Despite the massive growth in revenue, Alphabet said the changes to privacy features introduced by Apple Inc (NASDAQ: AAPL) earlier in the year impacted its business as well as other firms that rely on ad revenues. While the Apple changes had a “modest impact on YouTube revenues,” according to Alphabet’s CFO, Ruth Porat, the company was able to cushion the impact as it has its own Play Store.

Alphabet Q3 Results: Bolstered by Investments in Long Term Growth

Alphabet is known for heavy spending across its various business units, and the Q3 results were a reflection that these investments are yielding the desired results.

“Our consistent investments to support long-term growth are reflected in strong financial performance, with revenues of $65.1 billion in the quarter. We continued to deliver across our business by providing helpful and valuable experiences for both consumers and our partners,” Porat said.

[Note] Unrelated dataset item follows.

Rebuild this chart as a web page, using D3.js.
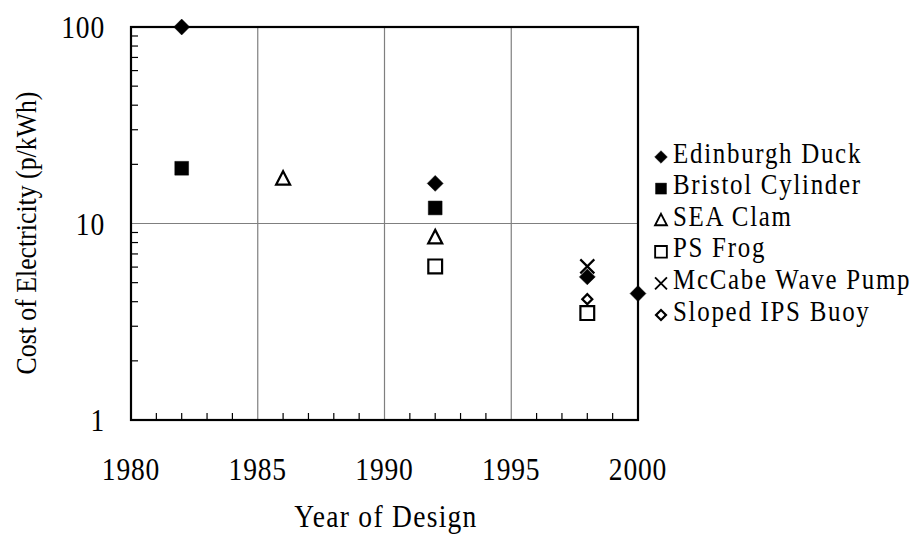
<!DOCTYPE html>
<html>
<head>
<meta charset="utf-8">
<script src="https://cdn.jsdelivr.net/npm/d3@7"></script>
<style>
  html, body { margin: 0; padding: 0; background: #fff; }
  svg text { font-family: "Liberation Serif", "Times New Roman", serif; fill: #000; }
</style>
</head>
<body>
<svg id="chart" width="920" height="537"></svg>
<script>
// Wave energy devices: cost of electricity by design year
const seriesNames = ["Edinburgh Duck", "Bristol Cylinder", "SEA Clam", "PS Frog", "McCabe Wave Pump", "Sloped IPS Buoy"];
const duckYears     = [1982, 1992, 1998, 2000];
const duckCost      = [100, 16, 5.35, 4.4];
const cylinderYears = [1982, 1992];
const cylinderCost  = [19.1, 12];
const clamYears     = [1986, 1992];
const clamCost      = [16.9, 8.5];
const frogYears     = [1992, 1998];
const frogCost      = [6.05, 3.5];
const pumpYears     = [1998];
const pumpCost      = [6.05];
const buoyYears     = [1998];
const buoyCost      = [4.12];
const xTicks = [1980, 1985, 1990, 1995, 2000];
const yTicks = [1, 10, 100];

const series = [
  { name: seriesNames[0], years: duckYears,     cost: duckCost,     shape: "diamond", fill: true },
  { name: seriesNames[1], years: cylinderYears, cost: cylinderCost, shape: "square",  fill: true },
  { name: seriesNames[2], years: clamYears,     cost: clamCost,     shape: "triangle", fill: false },
  { name: seriesNames[3], years: frogYears,     cost: frogCost,     shape: "square",  fill: false },
  { name: seriesNames[4], years: pumpYears,     cost: pumpCost,     shape: "times",   fill: false },
  { name: seriesNames[5], years: buoyYears,     cost: buoyCost,     shape: "diamondSmall", fill: false }
];

const svg = d3.select("#chart");
const plotLeft = 131, plotRight = 638, plotTop = 27, plotBottom = 420;

const x = d3.scaleLinear().domain([1980, 2000]).range([plotLeft, plotRight]);
const y = d3.scaleLog().domain([1, 100]).range([plotBottom, plotTop]);

// Condensed serif text: narrow the glyphs horizontally around the anchor
function condensedText(g, tx, ty, str, size, anchor, rotate, spacing) {
  const grp = g.append("g").attr("transform",
    `translate(${tx},${ty})` + (rotate ? ` rotate(${rotate})` : "") + " scale(0.86,1)");
  grp.append("text")
    .attr("text-anchor", anchor)
    .attr("dominant-baseline", "central")
    .attr("font-size", size)
    .attr("letter-spacing", spacing || 0)
    .text(str);
  return grp;
}

// Grid lines at major ticks
const grid = svg.append("g");
grid.selectAll("line.vx").data(xTicks.slice(1, -1)).join("line")
  .attr("x1", d => x(d)).attr("x2", d => x(d))
  .attr("y1", plotTop).attr("y2", plotBottom)
  .attr("stroke", "#7f7f7f").attr("stroke-width", 1.2);
grid.selectAll("line.hy").data(yTicks.slice(1, -1)).join("line")
  .attr("x1", plotLeft).attr("x2", plotRight)
  .attr("y1", d => y(d)).attr("y2", d => y(d))
  .attr("stroke", "#7f7f7f").attr("stroke-width", 1.2);

// Minor ticks: every year along the bottom, 2..9 per decade along the left
const minorYears = d3.range(1981, 2000).filter(d => d % 5 !== 0);
svg.append("g").selectAll("line").data(minorYears).join("line")
  .attr("x1", d => x(d)).attr("x2", d => x(d))
  .attr("y1", plotBottom).attr("y2", plotBottom - 7)
  .attr("stroke", "#000").attr("stroke-width", 1.2);

const minorCosts = [];
[1, 10].forEach(dec => { for (let k = 2; k <= 9; k++) minorCosts.push(dec * k); });
svg.append("g").selectAll("line").data(minorCosts).join("line")
  .attr("x1", plotLeft).attr("x2", plotLeft + 7)
  .attr("y1", d => y(d)).attr("y2", d => y(d))
  .attr("stroke", "#000").attr("stroke-width", 1.2);

// Plot frame
svg.append("rect")
  .attr("x", plotLeft).attr("y", plotTop)
  .attr("width", plotRight - plotLeft).attr("height", plotBottom - plotTop)
  .attr("fill", "none").attr("stroke", "#000").attr("stroke-width", 2.2);

// Tick labels
xTicks.forEach(t => condensedText(svg, x(t), 469, String(t), 32, "middle", 0, 1));
yTicks.forEach(t => condensedText(svg, 105, y(t), String(t), 32, "end", 0, 1));

// Axis titles
condensedText(svg, 386, 516, "Year of Design", 32, "middle", 0, 1.5);
condensedText(svg, 26, 233, "Cost of Electricity (p/kWh)", 30, "middle", -90, 0);

// Marker shapes
function markerPath(shape) {
  switch (shape) {
    case "diamond":      return d3.symbol(d3.symbolSquare, 126)();
    case "square":       return d3.symbol(d3.symbolSquare, 190)();
    case "triangle":     return "M0,-7.5L7,6L-7,6Z";
    case "times":        return "M-7,-7L7,7M7,-7L-7,7";
    case "diamondSmall": return d3.symbol(d3.symbolSquare, 50)();
  }
}
function drawMarker(sel, s) {
  sel.attr("d", markerPath(s.shape))
    .attr("fill", s.fill ? "#000" : "none")
    .attr("stroke", "#000")
    .attr("stroke-width", s.fill ? 0.5 : 2.2);
}
function rot(s) { return (s.shape === "diamond" || s.shape === "diamondSmall") ? " rotate(45)" : ""; }

const plot = svg.append("g");
series.forEach(s => {
  const pts = s.years.map((yr, i) => ({ yr, c: s.cost[i] }));
  plot.selectAll(null).data(pts).join("path")
    .attr("transform", d => `translate(${x(d.yr)},${y(d.c)})` + rot(s))
    .call(sel => drawMarker(sel, s));
});

// Legend
const legend = svg.append("g");
series.forEach((s, i) => {
  const cy = 153 + i * 31.6;
  const shrink = s.shape === "diamondSmall" ? "" : (s.fill ? " scale(0.8)" : " scale(0.85)");
  legend.append("path")
    .attr("transform", `translate(661,${cy + 4})` + rot(s) + shrink)
    .call(sel => drawMarker(sel, s));
  condensedText(legend, 673, cy, s.name, 29, "start", 0, 2);
});
</script>
</body>
</html>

The company has in particular been making heavy investments in its Cloud infrastructure so as to compete with competitors including Microsoft Azure, and Amazon Web Services. Google’s Chief Business Officer, Philipp Schindler also pointed out that retail consumers were the biggest contributors to the ad revenues when compared with the year-ago period.

Despite the better than expected earnings report, Alphabet shares slipped by 0.92% in the Pre-Market paring off the gains recorded in its Tuesday trading session. The company’s shares were pegged at $2,760.46 at the time of writing.